The traditional dress of Azad Kashmir or traditional dress of Jammu & Kashmir is unique in the whole Indian Sub-Continent as it comes from various cultural backgrounds. Pheran is a long loose shirt which hangs down below the knees along with a white turban tied on a skull cap, a close-fitting trousers and lace less shoes called Gurgabi.
The traditional dress of Jammu & Kashmir also includes the delicate Cashmere wool products and Kashmiri Shawls. These Shawls are popular in the world for the elegant material and exotic embroidery applied on them. The most precious of them are the Shawls prepared with Pashmina Wool and Shahtoosh wool.
The women of South Asia are specially known for using glamorous and traditional wedding dresses in the world. The wedding dresses are entirely different and more colorful than the wedding dresses worn by the women of the rest of the world. We’ll tell you about a unique and sparkling wedding dress in this article which is called as “Lehenga Choli”. This dress is also known with other names as “Ghagra Choli” or “Chaniya Choli”.
A perfect wedding wear is a dream of a Pakistani girl on her marriage day because the wedding rites in Pakistan carry a special significance. The preparation of the formal dresses for this festive occasion is a very extraordinary tradition. The Pakistani bride desires it to be charming and memorable as she wants to look stunning throughout the ceremony.
The wedding dress for the brides varies in styles and desigs from traditional bridal ware to modern designs or fusion of both. Most bridal dresses are custom made. The fabric, design, colors, stitching, embroidery, jewelry, shoes, make up etc. are all designed to match and complement one another.
Formal bridal dresses in Pakistan include Lehenga, Gharara, Sharara, Shalwar Kameez, Kurta Pajama,Trouser Suit, and Saree etc. Some of the wedding attires like Ghararas and Lehengas are very popular in Indo Pak region. Gharrara was originated in the Indian city, Lucknow during the era of Nawabs. At that time it was considered a typical elite dress used by women of upper class. Nowadays these dresses are used by the brides on their wedding days which not only reflect the rich cultural tradition but also add peerless charm in their look.
The Lehenga is actually a large piece of cloth worn around the waist as a skirt with a head covering, called Odhani or Dubatta. Similarly the other cloth is “Choli” which is actually a bodice. In the past, “Lehenga” used in Lehenga Choli or Ghagra Choli dress was a narrow outfit tied around the waist. But with the passage of time Lehenga Choli or Ghagra Choli passed through many variations in its design and it was made more convenient for the wearer. Lehenga Choli or Ghagra Choli is being worn by the brides in different reddish shades for many centuries. Lehenga Choli or Ghagra Choli are normally prepared with heavy embroideries and spectacular designs. A bride gets ready in pure eastern shy style and mostly wears Lehenga Choli or Ghagra Choli on her wedding day. This dress truly reflects the byzantine and sensational customs of South Asian marriage culture.

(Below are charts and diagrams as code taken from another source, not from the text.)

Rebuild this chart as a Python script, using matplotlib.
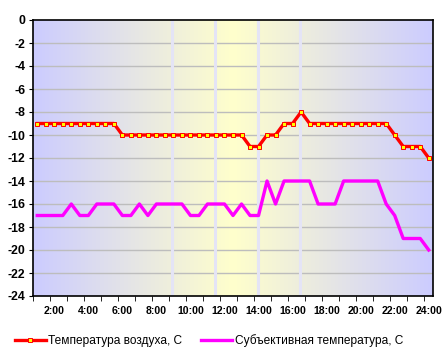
import numpy as np
import matplotlib.pyplot as plt
from matplotlib.colors import LinearSegmentedColormap

plt.rcParams['font.family'] = ['Liberation Sans', 'DejaVu Sans']
plt.rcParams['axes.unicode_minus'] = False

# half-hourly readings, 1:00 .. 24:00 (47 points)
air_temp = [-9] * 10 + [-10] * 15 + [-11, -11, -10, -10, -9, -9, -8] + [-9] * 10 + [-10, -11, -11, -11, -12]
feels_temp = ([-17] * 4 + [-16] + [-17] * 2 + [-16] * 3 + [-17] * 2 + [-16, -17] + [-16] * 4
              + [-17] * 2 + [-16] * 3 + [-17, -16, -17, -17, -14, -16] + [-14] * 4 + [-16] * 3
              + [-14] * 5 + [-16, -17, -19, -19, -19, -20])
hour_labels = ['%d:00' % h for h in range(2, 25, 2)]
air_label = 'Температура воздуха, С'
feels_label = 'Субъективная температура, С'
bg_lines = [15.8, 20.9, 25.9, 30.9]

x = np.arange(len(air_temp))
n = len(x)

fig = plt.figure(figsize=(4.46, 3.51), dpi=100)
ax = fig.add_axes([33 / 446, 1 - 296 / 351, 400 / 446, 276 / 351])

# background: blue -> yellow -> blue gradient
cmap = LinearSegmentedColormap.from_list('bg', ['#CCCCFF', '#FFFFCC', '#CCCCFF'])
ax.imshow(np.linspace(0, 1, 256)[None, :], cmap=cmap, aspect='auto',
          extent=(-0.5, n - 0.5, -24, 0), zorder=0)

for yv in range(-22, 0, 2):
    ax.axhline(yv, color='#BDBDBD', lw=1, zorder=0.5)
for xv in bg_lines:
    ax.axvline(xv, color='#E4E4F6', lw=2.2, zorder=1)

ax.plot(x, air_temp, color='#FF0000', lw=2.4, marker='s', ms=3.4,
        mfc='#FFFF00', mec='#FF0000', mew=0.7, label=air_label, zorder=3)
ax.plot(x, feels_temp, color='#FF00FF', lw=2.4, label=feels_label, zorder=3)

ax.set_xlim(-0.5, n - 0.5)
ax.set_ylim(-24, 0)
ax.set_yticks(range(-24, 1, 2))
ax.set_xticks(np.arange(2, n, 4))
ax.set_xticklabels(hour_labels)
ax.set_xticks(np.arange(-0.5, n - 1, 2), minor=True)
ax.tick_params(axis='x', which='major', length=0, pad=7, labelsize=7.6)
ax.tick_params(axis='x', which='minor', length=3.5, direction='out')
ax.tick_params(axis='y', length=3, pad=2.5, labelsize=8.8)
for lbl in ax.get_xticklabels() + ax.get_yticklabels():
    lbl.set_fontweight('bold')
for sp in ax.spines.values():
    sp.set_color('black')
    sp.set_linewidth(1.2)

fig.legend(loc='center', bbox_to_anchor=(209 / 446, 1 - 341 / 351), ncol=2, frameon=False,
           fontsize=8.6, numpoints=1, handlelength=2.6, handletextpad=0.2,
           columnspacing=1.6, borderaxespad=0)

fig.savefig('out.png', dpi=100)
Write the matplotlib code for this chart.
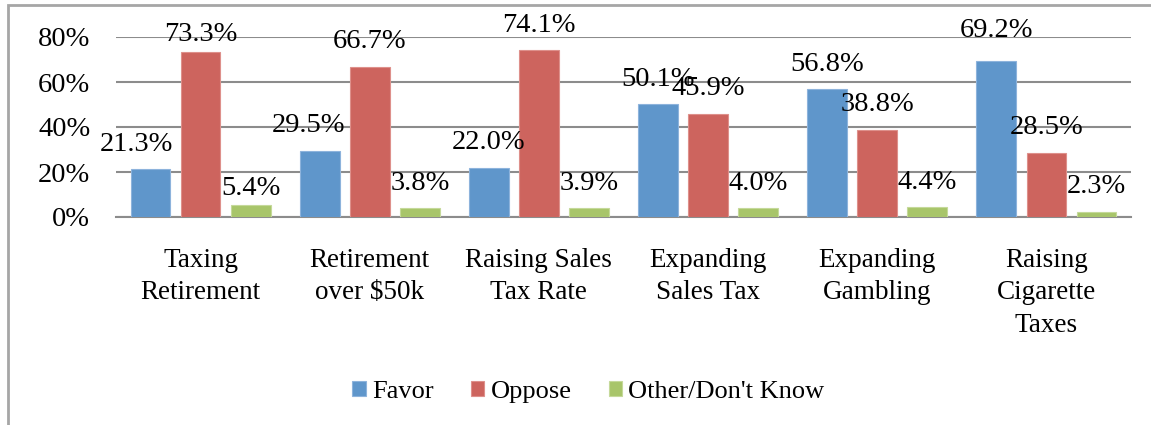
import matplotlib
matplotlib.use("Agg")
import matplotlib.pyplot as plt
import matplotlib.patches as mpatches
import numpy as np

categories = ["Taxing\nRetirement", "Retirement\nover $50k", "Raising Sales\nTax Rate",
              "Expanding\nSales Tax", "Expanding\nGambling", "Raising\nCigarette\nTaxes"]
series_names = ["Favor", "Oppose", "Other/Don't Know"]
favor = [21.3, 29.5, 22.0, 50.1, 56.8, 69.2]
oppose = [73.3, 66.7, 74.1, 45.9, 38.8, 28.5]
other = [5.4, 3.8, 3.9, 4.0, 4.4, 2.3]
y_ticks = [0, 20, 40, 60, 80]

colors = ["#5F96CB", "#CD645E", "#A8C56A"]
edge_colors = ["#8DB3DC", "#DE908B", "#C5D99A"]
# label nudges in pixels (series index, category index) -> (dx, dy)
nudges = {(0, 0): (-14, 0), (0, 1): (-11, 0), (1, 0): (0, -7), (2, 0): (0, -9),
          (0, 5): (0, 6)}

plt.rcParams['font.family'] = ['Liberation Serif', 'DejaVu Serif']

W, H = 1151, 425
fig = plt.figure(figsize=(W / 100, H / 100), dpi=100)
ax = fig.add_axes([116 / W, 1 - 217 / H, (1131 - 116) / W, (217 - 37) / H])

x = np.arange(len(categories))
width = 0.235
offset = 0.296
for i, vals in enumerate([favor, oppose, other]):
    pos = x + (i - 1) * offset
    bars = ax.bar(pos, vals, width, color=colors[i], edgecolor=edge_colors[i],
                  linewidth=0.8, label=series_names[i], zorder=3)
    for j, (p, v) in enumerate(zip(pos, vals)):
        dx, dy = nudges.get((i, j), (0, 0))
        ax.annotate(f"{v:.1f}%", xy=(p, v), xytext=(dx, 25 + dy),
                    textcoords="offset pixels", ha="center", va="center",
                    fontsize=20.5, color="black", zorder=5, annotation_clip=False)

ax.set_xlim(-0.5, len(categories) - 0.5)
ax.set_ylim(0, 80)
ax.set_yticks(y_ticks)
ax.set_yticklabels([f"{t}%" for t in y_ticks], fontsize=20.5)
ax.set_xticks(x)
ax.set_xticklabels(categories, fontsize=19.5, linespacing=1.4, va="top")
ax.tick_params(axis="both", length=0)
ax.tick_params(axis="y", pad=18.5)
ax.tick_params(axis="x", pad=22)
for s in ["top", "right", "left"]:
    ax.spines[s].set_visible(False)
ax.spines["bottom"].set_color("#8C8C8C")
ax.spines["bottom"].set_linewidth(1.5)
ax.yaxis.grid(True, color="#8C8C8C", linewidth=1.5, zorder=0)
ax.set_axisbelow(True)

fig.legend(loc="center", bbox_to_anchor=(588.5 / W, 1 - 392 / H), ncol=3,
           frameon=False, fontsize=19, handlelength=0.5, handleheight=0.5,
           handletextpad=0.25, columnspacing=1.4, borderaxespad=0)

frame = mpatches.Rectangle((8 / W, -1), 3, 1 + (1 - 5 / H), transform=fig.transFigure,
                           fill=False, edgecolor="#A6A6A6", linewidth=2, clip_on=False)
fig.patches.append(frame)

fig.savefig("out.png", dpi=100)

In Punjab, mostly in villages, the Punjabi women also wear a lacha which is actually a long form of blouse, normally covering the entire stomach and back but also is a little below the hips. In Pakistan, now the modern fashion designers have introduced new Lacha designs, particularly for brides in which it is in opened form in front and paired with typical lehnga flapper and thus it looks so cultural and magnificent.
In the rural areas of Punjab, Dhoti is very common both in Pakistani men and women. It is actually baggy trousers normally prepared with light weight cotton fabric and tied around the waists. Dhoti is quite similar to Lungi and Sarong but having slight variation in its knots and tying. Along with dhoti, an extra piece of cloth is also used by the cultivators, shepherds and farmers who carry the same on one shoulder to use it as a towel. Nowadays the fashion designers have introduced Dhoti Shalwar Suits having pure traditional look and style and are becoming so popular in the younger generation.

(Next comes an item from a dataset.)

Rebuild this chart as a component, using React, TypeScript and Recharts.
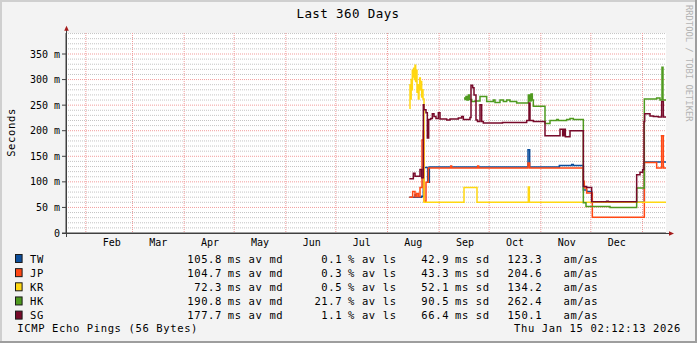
import React from 'react';
import { LineChart, Line, XAxis, YAxis, CartesianGrid } from 'recharts';

const MONO = "'DejaVu Sans Mono', monospace";

// ---- legend data ----
const seriesNames = ['TW', 'JP', 'KR', 'HK', 'SG'];
const seriesColors = ['#0c4e9b', '#ff4814', '#ffd712', '#4f9a1f', '#770a2a'];
const medianMs = ['105.8', '104.7', '72.3', '190.8', '177.7'];
const lossPct = ['0.1', '0.3', '0.5', '21.7', '1.1'];
const sdMs = ['42.9', '43.3', '52.1', '90.5', '66.4'];
const amasVals = ['123.3', '204.6', '134.2', '262.4', '150.1'];

// ---- axis data (x = day of year 2025, range = last 360 days up to Jan 15 2026) ----
const xStart = 19.1;
const xEnd = 379.1;
const monthNames = ['Feb', 'Mar', 'Apr', 'May', 'Jun', 'Jul', 'Aug', 'Sep', 'Oct', 'Nov', 'Dec'];
const monthStarts = [31, 59, 90, 120, 151, 181, 212, 243, 273, 304, 334, 365];
const monthLabelPos = [46.5, 74.5, 105.5, 135.5, 166.5, 196.5, 227.5, 258.5, 288.5, 319.5, 349.5];
const yMax = 391.07;
const yMajor = [0, 50, 100, 150, 200, 250, 300, 350];
const yMinor = [10, 20, 30, 40, 60, 70, 80, 90, 110, 120, 130, 140, 160, 170, 180, 190, 210, 220, 230, 240, 260, 270, 280, 290, 310, 320, 330, 340, 360, 370, 380, 390];

// ---- series: [day, milliseconds] ----
const twPoints: [number, number][] = [
  [225.1, 70], [228.5, 75], [229.3, 70], [232.5, 72], [233.5, 128], [236.1, 99], [237.1, 129],
  [296.3, 163], [297.3, 129], [315.1, 132], [322.5, 134], [323.5, 132], [329.5, 84], [331.5, 81],
  [334.5, 60], [366.1, 139], [379.1, 139],
];
const jpPoints: [number, number][] = [
  [225.1, 70], [227.1, 81], [228.5, 71], [229.5, 77], [230.5, 71], [231.5, 89], [232.7, 182],
  [233.5, 199], [233.9, 62], [235.1, 99], [236.5, 127], [249.9, 131], [250.5, 127], [266.1, 131],
  [266.7, 127], [296.3, 137], [297.3, 127], [329.5, 101], [330.1, 88], [331.5, 78], [334.9, 31],
  [366.1, 138], [373.5, 127], [376.5, 190], [377.5, 127], [379.1, 127],
];
const krPoints: [number, number][] = [
  [225.1, 244], [225.5, 290], [225.8, 262], [226.2, 300], [226.5, 280], [226.9, 318], [227.3, 305],
  [227.7, 322], [228.1, 300], [228.5, 328], [228.9, 296], [229.3, 318], [229.7, 275], [230.1, 290],
  [230.5, 262], [230.9, 285], [231.3, 303], [231.7, 280], [232.1, 296], [232.5, 266], [232.9, 280],
  [233.3, 262], [233.9, 60], [257.9, 89], [265.7, 60], [296.5, 90], [297.1, 60], [379.1, 60],
];
const hkPoints: [number, number][] = [
  [257.9, 264], [258.5, 261], [259.1, 267], [259.7, 260], [260.5, 270], [261.3, 261], [262.5, 257],
  [264.5, 258], [267.5, 267], [271.5, 257], [275.5, 260], [276.5, 255], [279.5, 260], [281.5, 257],
  [283.5, 260], [285.5, 257], [289.5, 254], [296.5, 270], [297.3, 258], [298.1, 272], [298.9, 260],
  [299.5, 248], [306.5, 214], [309.5, 220], [313.5, 222], [314.5, 220], [319.5, 222], [321.5, 224],
  [323.5, 222], [329.5, 59], [331.1, 52], [345.5, 50], [361.5, 88], [366.1, 262], [373.5, 264],
  [375.5, 260], [376.7, 324], [377.3, 260], [379.1, 260],
];
const sgPoints: [number, number][] = [
  [225.1, 106], [227.5, 117], [228.5, 111], [231.5, 124], [232.5, 108], [233.5, 251], [233.9, 241],
  [235.1, 235], [235.9, 186], [236.7, 222], [237.9, 224], [238.9, 233], [239.9, 228], [241.1, 224],
  [242.5, 235], [243.5, 223], [247.5, 221], [249.5, 223], [254.5, 225], [256.5, 228], [257.5, 222],
  [261.5, 226], [262.1, 289], [263.1, 284], [263.9, 270], [265.1, 221], [266.0, 218], [267.5, 251],
  [268.5, 218], [269.5, 215], [281.0, 216], [295.5, 220], [296.9, 254], [297.5, 220], [299.5, 218],
  [306.5, 190], [315.5, 203], [317.1, 190], [317.9, 203], [318.7, 188], [321.5, 200], [329.5, 91],
  [331.5, 89], [334.5, 61], [343.5, 62], [344.5, 61], [361.5, 114], [363.5, 119], [365.1, 124],
  [365.9, 218], [366.3, 233], [369.5, 229], [371.5, 228], [374.5, 227], [376.5, 257], [377.5, 227],
  [379.1, 227],
];

const allSeries = [twPoints, jpPoints, krPoints, hkPoints, sgPoints];
const toRows = (pts: [number, number][]) => pts.map(([t, v]) => ({ t, v }));

const legendFont = { fontFamily: MONO, fontSize: 10.5, letterSpacing: 0.63, fill: '#000' } as const;

export default function App() {
  const rowBase = (i: number) => 262.7 + i * 14.15;
  return (
    <div style={{ position: 'absolute', left: 0, top: 0, width: 697, height: 343, background: '#f3f3f3', overflow: 'hidden' }}>
      <div style={{ position: 'absolute', left: 0, top: 0 }}>
        <LineChart width={697} height={343} margin={{ top: 33, right: 31, bottom: 80, left: 0 }}>
          <CartesianGrid
            fill="#ffffff"
            stroke="#c4c4c4"
            strokeDasharray="1 1"
            vertical={false}
            horizontalValues={yMinor}
          />
          <CartesianGrid
            stroke="#f19c9c"
            strokeDasharray="1 1"
            horizontalValues={yMajor.filter((v) => v > 0)}
            verticalValues={monthStarts}
          />
          <XAxis
            type="number"
            dataKey="t"
            domain={[xStart, xEnd]}
            allowDataOverflow
            ticks={monthLabelPos}
            interval={0}
            tickFormatter={(v: number) => monthNames[monthLabelPos.indexOf(v)] ?? ''}
            tickLine={false}
            tickSize={4}
            tickMargin={2}
            height={30}
            axisLine={{ stroke: '#404040', strokeWidth: 1 }}
            tick={{ fontSize: 10, fontFamily: MONO, fill: '#000' }}
          />
          <YAxis
            type="number"
            domain={[0, yMax]}
            allowDataOverflow
            ticks={yMajor}
            interval={0}
            width={66}
            tickSize={4}
            tickMargin={2}
            tickFormatter={(v: number) => (v === 0 ? '0' : `${v} m`)}
            axisLine={{ stroke: '#404040', strokeWidth: 1 }}
            tickLine={{ stroke: '#404040' }}
            tick={{ fontSize: 10, fontFamily: MONO, fill: '#000' }}
          />
          {allSeries.map((pts, i) => (
            <Line
              key={seriesNames[i]}
              data={toRows(pts)}
              dataKey="v"
              type="stepAfter"
              stroke={seriesColors[i]}
              strokeWidth={1.5}
              dot={false}
              activeDot={false}
              isAnimationActive={false}
            />
          ))}
        </LineChart>
      </div>
      <svg width={697} height={343} style={{ position: 'absolute', left: 0, top: 0, pointerEvents: 'none' }}>
        {/* frame */}
        <rect x={0} y={0} width={697} height={2} fill="#cfcfcf" />
        <rect x={0} y={0} width={2} height={343} fill="#cfcfcf" />
        <rect x={0} y={341} width={697} height={2} fill="#9e9e9e" />
        <rect x={695} y={0} width={2} height={343} fill="#9e9e9e" />
        {/* axis extensions and arrows */}
        <line x1={62} y1={233.5} x2={669} y2={233.5} stroke="#404040" strokeWidth={1} />
        <line x1={66.5} y1={237} x2={66.5} y2={29} stroke="#404040" strokeWidth={1} />
        <polygon points="64.2,30.8 66.5,25.8 68.8,30.8" fill="#a51c1c" />
        <polygon points="669,231.2 674,233.5 669,235.8" fill="#a51c1c" />
        {/* title */}
        <text x={348} y={18.3} textAnchor="middle" fontFamily={MONO} fontSize={12.5} letterSpacing={0.4} fill="#000">
          Last 360 Days
        </text>
        {/* y label */}
        <text x={15} y={132.5} textAnchor="middle" transform="rotate(-90 15 132.5)" {...legendFont}>
          Seconds
        </text>
        {/* watermark */}
        <text x={686} y={5} transform="rotate(90 686 5)" fontFamily={MONO} fontSize={8.8} fill="#b4b4b4">
          RRDTOOL / TOBI OETIKER
        </text>
        {/* legend */}
        {seriesNames.map((name, i) => {
          const b = rowBase(i);
          return (
            <g key={name}>
              <rect x={15.5} y={b - 8.2} width={6.6} height={8} fill={seriesColors[i]} stroke="#1a1a1a" strokeWidth={1} />
              <text x={30} y={b} {...legendFont}>{name}</text>
              <text x={222} y={b} textAnchor="end" {...legendFont}>{medianMs[i]}</text>
              <text x={227.7} y={b} {...legendFont}>ms av md</text>
              <text x={342.2} y={b} textAnchor="end" {...legendFont}>{lossPct[i]}</text>
              <text x={348} y={b} {...legendFont}>% av ls</text>
              <text x={449.1} y={b} textAnchor="end" {...legendFont}>{sdMs[i]}</text>
              <text x={455} y={b} {...legendFont}>ms sd</text>
              <text x={507.5} y={b} {...legendFont}>{amasVals[i]}</text>
              <text x={563.5} y={b} {...legendFont}>am/as</text>
            </g>
          );
        })}
        <text x={17.3} y={332} {...legendFont}>ICMP Echo Pings (56 Bytes)</text>
        <text x={514} y={332} {...legendFont}>Thu Jan 15 02:12:13 2026</text>
      </svg>
    </div>
  );
}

One should remember that in Pakistan in every region there is strong tradition of Pakistani women to use jewelry along with their outfits. Particularly on the wedding occasions, jewelry is specially prepared for the bride as her life-time asset and adornment by her parents. Gold is very symbolic as the ornaments of gold are also given by the groom’s side as a gift to the bride. A lot of jewelry is handed down from generation to generation. Jewelry in Pakistan is usually made with 22 carat gold as against the 14 or 18 carat used in other parts of the world.
The traditional jewelry in Pakistan is prepared in different styles as in exquisite Polki pattern having origins from Mughal era, phenomenal Meenakari style having designs like floral crafting and peacock feathers and also in centuries old magnificent Kandan style. Earrings, nose pins, bracelets, necklaces, jhumkay, bangles (Karay) and lots of other stuff are considered as an integral part of the traditional dress of women in Pakistan. You can enjoy the fascination of the Pakistani traditional dress by participating in the wedding ceremonies where men and women both are normally dressed up in their traditional style.